By ten o’clock on the night of August 19, Camille stretched from West Virginia all the way to Fredericksburg, Virginia, and areas to the north and east of the center of the storm were experiencing very heavy rainfall. The rain landed on the eastern slopes of the Blue Ridge Mountains, rapidly swelling creeks and exacerbating the effects of the storm. Overnight, rainfall accumulations were measured at about ten inches between Charlottesville and Lynchburg, with Nelson County receiving the brunt of the storm with at least twenty-seven inches of rainfall. So much rain fell in such a short time in Nelson County that, according to the National Weather Service at the time, it was “the probable maximum rainfall which meteorologists compute to be theoretically possible.”

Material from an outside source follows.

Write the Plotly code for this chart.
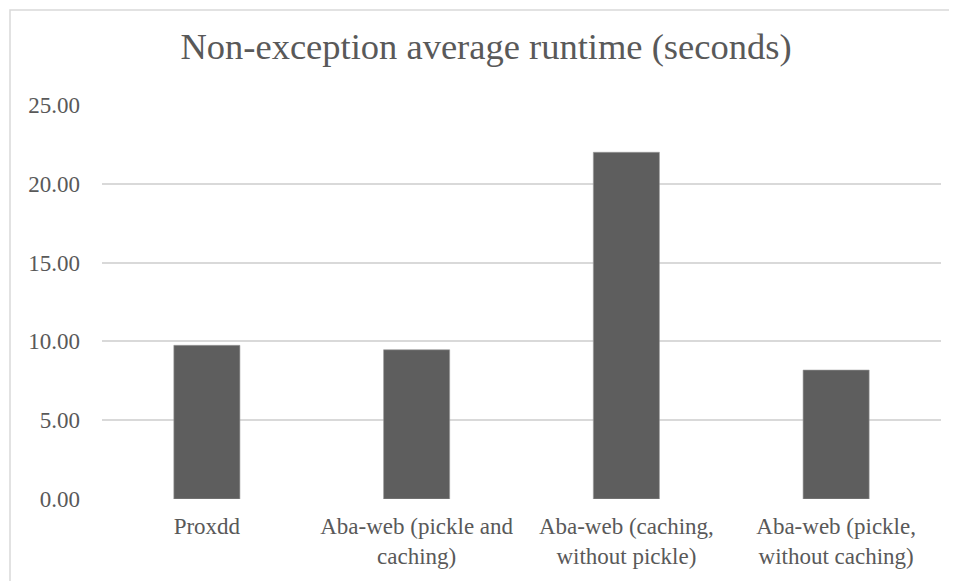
import plotly.graph_objects as go

categories = [
    "Proxdd",
    "Aba-web (pickle and<br>caching)",
    "Aba-web (caching,<br>without pickle)",
    "Aba-web (pickle,<br>without caching)",
]
runtimes = [9.75, 9.47, 22.0, 8.18]
y_ticks = [0, 5, 10, 15, 20, 25]
y_tick_labels = ["0.00", "5.00", "10.00", "15.00", "20.00", "25.00"]

W, H = 957, 581
OFF = 8  # page body offset
L, R, T, B = 102 - OFF, 16 + OFF, 105 - OFF, 82 + OFF
pw = W - L - R
ph = H - T - B

fig = go.Figure()
fig.add_trace(go.Bar(
    x=categories,
    y=runtimes,
    marker=dict(color="#5e5e5e", line=dict(color="#9a9a9a", width=0.6)),
))

bx0, by0 = 10 - OFF, 10 - OFF  # border corner in figure pixels

fig.update_layout(
    width=W,
    height=H,
    margin=dict(l=L, r=R, t=T, b=B, autoexpand=False),
    paper_bgcolor="white",
    plot_bgcolor="white",
    bargap=0.685,
    showlegend=False,
    font=dict(family="Liberation Serif, Times New Roman, serif", color="#595959", size=22),
    title=dict(
        text="Non-exception average runtime (seconds)",
        x=(486 - OFF) / W,
        xanchor="center",
        y=1 - (46 - OFF) / H,
        yanchor="middle",
        font=dict(size=36.5, color="#595959", family="Liberation Serif, serif"),
    ),
    xaxis=dict(
        showline=False,
        showgrid=False,
        ticks="",
        tickfont=dict(size=23),
        ticklabelstandoff=11,
    ),
    yaxis=dict(
        range=[0, 25],
        tickvals=y_ticks,
        ticktext=y_tick_labels,
        showgrid=True,
        gridcolor="#d9d9d9",
        gridwidth=1.5,
        zeroline=False,
        showline=False,
        ticks="",
        tickfont=dict(size=23),
        ticklabelstandoff=21,
    ),
    shapes=[
        dict(
            type="rect",
            xref="paper", yref="paper",
            x0=(bx0 - L) / pw, x1=(W + 20 - L) / pw,
            y0=-(H + 20 - (T + ph)) / ph, y1=(T + ph - by0) / ph,
            line=dict(color="#d9d9d9", width=1.5),
            fillcolor="rgba(0,0,0,0)",
            layer="below",
        )
    ],
)

fig.write_html("out.html")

Dick Whitehead, PG, is the resident project representative with Wiley|Wilson, a 100% Employee-Owned engineering firm in Lynchburg. His father, Bill Whitehead, was the Nelson County sheriff during Hurricane Camille. Dick was a teenager during Camille and helped his father look for the bodies of the missing. He will present what he witnessed during and after Camille, and will present archived photos and videos to better convey the massive devastation.
Mr. Whitehead spoke at the Wednesday January 8, 2020 meeting of the Senior Statesmen of Virginia. The meeting was held at The Center in Charlottesville. Following the presentation, questions were taken from the audience. The program was moderated by SSV Board Member Madison Cummings.